▸ **Short exercise**
Quote, line for line, the entries from the first through the one containing "const runWithHigh = [2.02, 2.01, 2.03, 2.22, 2.01, 2.00];". Pictures are left out.

▸ **Provided records**
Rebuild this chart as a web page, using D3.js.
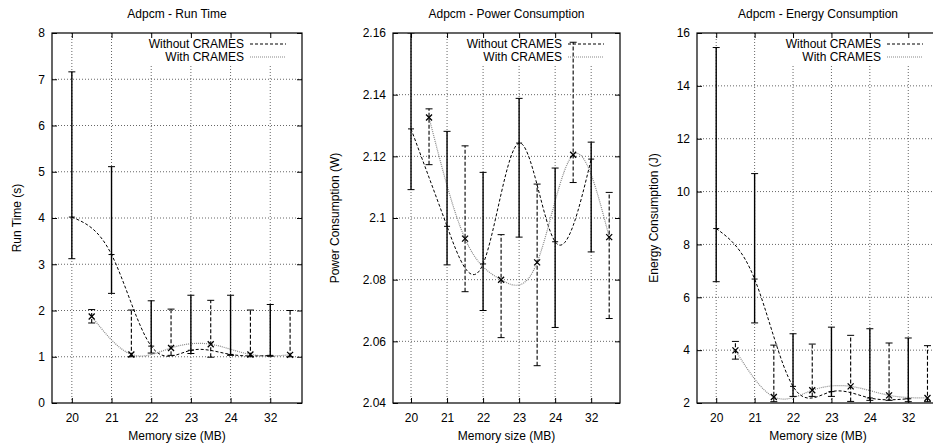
<!DOCTYPE html>
<html>
<head>
<meta charset="utf-8">
<title>Adpcm - CRAMES</title>
<script src="https://cdn.jsdelivr.net/npm/d3@7"></script>
<style>
  body { margin: 0; background: #fff; }
  text { font-family: "Liberation Sans", Arial, Helvetica, sans-serif; font-size: 12px; fill: #000; }
</style>
</head>
<body>
<svg width="933" height="446" id="mainsvg"></svg>
<script>
// categories (memory size, MB)
const memSizes = ['20', '21', '22', '23', '24', '32'];

// Run time (s)
const runWithoutMean = [4.02, 3.21, 1.23, 1.14, 1.05, 1.03];
const runWithoutLow  = [3.12, 2.37, 1.08, 1.07, 1.03, 1.01];
const runWithoutHigh = [7.16, 5.11, 2.21, 2.33, 2.33, 2.13];
const runWithMean = [1.87, 1.05, 1.19, 1.27, 1.05, 1.04];
const runWithLow  = [1.73, 1.00, 1.03, 0.99, 1.00, 1.00];
const runWithHigh = [2.02, 2.01, 2.03, 2.22, 2.01, 2.00];

// Power consumption (W)
const powWithoutMean = [2.1289, 2.0973, 2.0851, 2.1243, 2.0923, 2.1191];
const powWithoutLow  = [2.1092, 2.0848, 2.0700, 2.0938, 2.0645, 2.0890];
const powWithoutHigh = [2.1600, 2.1281, 2.1148, 2.1388, 2.1162, 2.1246];
const powWithMean = [2.1326, 2.0933, 2.0800, 2.0856, 2.1205, 2.0938];
const powWithLow  = [2.1173, 2.0761, 2.0612, 2.0521, 2.1115, 2.0674];
const powWithHigh = [2.1354, 2.1234, 2.0946, 2.1110, 2.1570, 2.1083];

// Energy consumption (J)
const enWithoutMean = [8.60, 6.69, 2.63, 2.43, 2.19, 2.16];
const enWithoutLow  = [6.59, 5.03, 2.25, 2.25, 2.10, 2.05];
const enWithoutHigh = [15.45, 10.68, 4.62, 4.87, 4.81, 4.46];
const enWithMean = [3.99, 2.23, 2.48, 2.63, 2.29, 2.19];
const enWithLow  = [3.66, 2.05, 2.25, 2.06, 2.10, 2.05];
const enWithHigh = [4.33, 4.19, 4.23, 4.56, 4.27, 4.17];

const runTicks = [0, 1, 2, 3, 4, 5, 6, 7, 8];
const powTicks = [2.04, 2.06, 2.08, 2.10, 2.12, 2.14, 2.16];
const enTicks = [2, 4, 6, 8, 10, 12, 14, 16];

const seriesNames = ['Without CRAMES', 'With CRAMES'];

function makeSeries(mean, low, high, offset) {
  return mean.map((m, i) => ({pos: i + offset, mean: m, low: low[i], high: high[i]}));
}

const panels = [
  {title: 'Adpcm - Run Time', ylabel: 'Run Time (s)', left: 52, right: 302, labelX: 17,
   ticks: runTicks, fmt: d => d,
   without: makeSeries(runWithoutMean, runWithoutLow, runWithoutHigh, 0),
   withC: makeSeries(runWithMean, runWithLow, runWithHigh, 0.5)},
  {title: 'Adpcm - Power Consumption', ylabel: 'Power Consumption (W)', left: 393, right: 620, labelX: 335,
   ticks: powTicks, fmt: d => String(+d.toFixed(2)),
   without: makeSeries(powWithoutMean, powWithoutLow, powWithoutHigh, 0),
   withC: makeSeries(powWithMean, powWithLow, powWithHigh, 0.5)},
  {title: 'Adpcm - Energy Consumption', ylabel: 'Energy Consumption (J)', left: 697, right: 939, labelX: 654,
   ticks: enTicks, fmt: d => d,
   without: makeSeries(enWithoutMean, enWithoutLow, enWithoutHigh, 0),
   withC: makeSeries(enWithMean, enWithLow, enWithHigh, 0.5)}
];

const svg = d3.select('#mainsvg');
const plotTop = 33, plotBottom = 403;

panels.forEach((p, k) => {
  const xScale = d3.scaleLinear().domain([-0.5, 5.8]).range([p.left, p.right]);
  const yScale = d3.scaleLinear().domain([p.ticks[0], p.ticks[p.ticks.length - 1]]).range([plotBottom, plotTop]);
  const g = svg.append('g');

  g.append('clipPath').attr('id', 'clip' + k)
    .append('rect').attr('x', p.left).attr('y', plotTop)
    .attr('width', p.right - p.left).attr('height', plotBottom - plotTop);

  // grid
  const grid = g.append('g').attr('stroke', '#555').attr('stroke-width', 0.9).attr('stroke-dasharray', '1,2');
  p.ticks.slice(1, -1).forEach(t => {
    grid.append('line').attr('x1', p.left).attr('x2', p.right)
      .attr('y1', yScale(t)).attr('y2', yScale(t));
  });
  memSizes.forEach((m, i) => {
    grid.append('line').attr('x1', xScale(i)).attr('x2', xScale(i))
      .attr('y1', plotTop).attr('y2', plotBottom);
  });

  // key background hides the grid
  g.append('rect').attr('x', p.right - 160).attr('y', plotTop + 1)
    .attr('width', 159).attr('height', 30).attr('fill', '#fff');

  const plot = g.append('g').attr('clip-path', `url(#clip${k})`);
  const line = d3.line().x(d => xScale(d.pos)).y(d => yScale(d.mean)).curve(d3.curveNatural);

  plot.append('path').datum(p.without).attr('d', line)
    .attr('fill', 'none').attr('stroke', '#000').attr('stroke-width', 1).attr('stroke-dasharray', '3,2');
  plot.append('path').datum(p.withC).attr('d', line)
    .attr('fill', 'none').attr('stroke', '#888').attr('stroke-width', 1.2).attr('stroke-dasharray', '1,1');

  // error bars
  const cap = 3.5;
  function bars(data, width, dash) {
    const b = plot.append('g').attr('stroke', '#000').attr('stroke-width', width);
    data.forEach(d => {
      const x = xScale(d.pos);
      b.append('line').attr('x1', x).attr('x2', x)
        .attr('y1', yScale(d.low)).attr('y2', yScale(d.high)).attr('stroke-dasharray', dash);
      [d.low, d.high].forEach(v => {
        b.append('line').attr('x1', x - cap).attr('x2', x + cap)
          .attr('y1', yScale(v)).attr('y2', yScale(v)).attr('stroke-width', 1);
      });
    });
    return b;
  }
  const bw = bars(p.without, 1.4, null);
  p.without.forEach(d => {
    const x = xScale(d.pos), y = yScale(d.mean);
    bw.append('line').attr('x1', x - 3).attr('x2', x + 3).attr('y1', y).attr('y2', y).attr('stroke-width', 1);
  });
  const bc = bars(p.withC, 1.1, '4,2');
  p.withC.forEach(d => {
    const x = xScale(d.pos), y = yScale(d.mean);
    bc.append('path').attr('d', `M${x - 3},${y - 3}L${x + 3},${y + 3}M${x - 3},${y + 3}L${x + 3},${y - 3}`)
      .attr('stroke-width', 1.3);
  });

  // border and inward ticks
  g.append('rect').attr('x', p.left).attr('y', plotTop)
    .attr('width', p.right - p.left).attr('height', plotBottom - plotTop)
    .attr('fill', 'none').attr('stroke', '#000').attr('stroke-width', 1.2);

  const idx = memSizes.map((m, i) => i);
  const xAxis = d3.axisBottom(xScale).tickValues(idx).tickFormat(i => memSizes[i]).tickSize(-5).tickPadding(10);
  g.append('g').attr('transform', `translate(0, ${plotBottom})`).call(xAxis);
  g.append('g').attr('transform', `translate(0, ${plotTop})`)
    .call(d3.axisTop(xScale).tickValues(idx).tickFormat('').tickSize(-5));
  const yAxis = d3.axisLeft(yScale).tickValues(p.ticks).tickFormat(p.fmt).tickSize(-5).tickPadding(7);
  g.append('g').attr('transform', `translate(${p.left}, 0)`).call(yAxis);
  g.append('g').attr('transform', `translate(${p.right}, 0)`)
    .call(d3.axisRight(yScale).tickValues(p.ticks).tickFormat('').tickSize(-5));
  g.selectAll('.domain').remove();
  g.selectAll('.tick line').attr('stroke', '#000');
  g.selectAll('.tick text').attr('font-size', '12px')
    .attr('font-family', '"Liberation Sans", Arial, sans-serif').attr('fill', '#000');

  // labels
  g.append('text').text(p.title).attr('x', (p.left + p.right) / 2).attr('y', 18)
    .attr('text-anchor', 'middle');
  g.append('text').text('Memory size (MB)').attr('x', (p.left + p.right) / 2).attr('y', 440)
    .attr('text-anchor', 'middle');
  g.append('text').text(p.ylabel)
    .attr('transform', `translate(${p.labelX}, ${(plotTop + plotBottom) / 2}) rotate(-90)`)
    .attr('text-anchor', 'middle').attr('dy', '0.35em');

  // key
  const key = g.append('g');
  seriesNames.forEach((name, j) => {
    const ky = plotTop + 11 + j * 13;
    key.append('text').text(name).attr('x', p.right - 58).attr('y', ky)
      .attr('text-anchor', 'end').attr('dy', '0.35em');
    key.append('line').attr('x1', p.right - 52).attr('x2', p.right - 16)
      .attr('y1', ky).attr('y2', ky)
      .attr('stroke', j === 0 ? '#000' : '#888')
      .attr('stroke-width', j === 0 ? 1 : 1.2)
      .attr('stroke-dasharray', j === 0 ? '3,2' : '1,1');
  });
});
</script>
</body>
</html>
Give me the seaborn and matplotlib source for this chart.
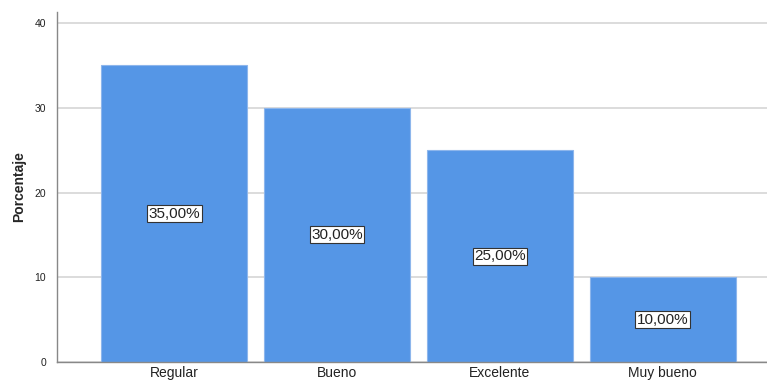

▸ **The solution**
Rebuild this chart as a web page, using D3.js.
<!DOCTYPE html>
<html>
<head>
<meta charset="utf-8">
<title>Adpcm - CRAMES</title>
<script src="https://cdn.jsdelivr.net/npm/d3@7"></script>
<style>
  body { margin: 0; background: #fff; }
  text { font-family: "Liberation Sans", Arial, Helvetica, sans-serif; font-size: 12px; fill: #000; }
</style>
</head>
<body>
<svg width="933" height="446" id="mainsvg"></svg>
<script>
// categories (memory size, MB)
const memSizes = ['20', '21', '22', '23', '24', '32'];

// Run time (s)
const runWithoutMean = [4.02, 3.21, 1.23, 1.14, 1.05, 1.03];
const runWithoutLow  = [3.12, 2.37, 1.08, 1.07, 1.03, 1.01];
const runWithoutHigh = [7.16, 5.11, 2.21, 2.33, 2.33, 2.13];
const runWithMean = [1.87, 1.05, 1.19, 1.27, 1.05, 1.04];
const runWithLow  = [1.73, 1.00, 1.03, 0.99, 1.00, 1.00];
const runWithHigh = [2.02, 2.01, 2.03, 2.22, 2.01, 2.00];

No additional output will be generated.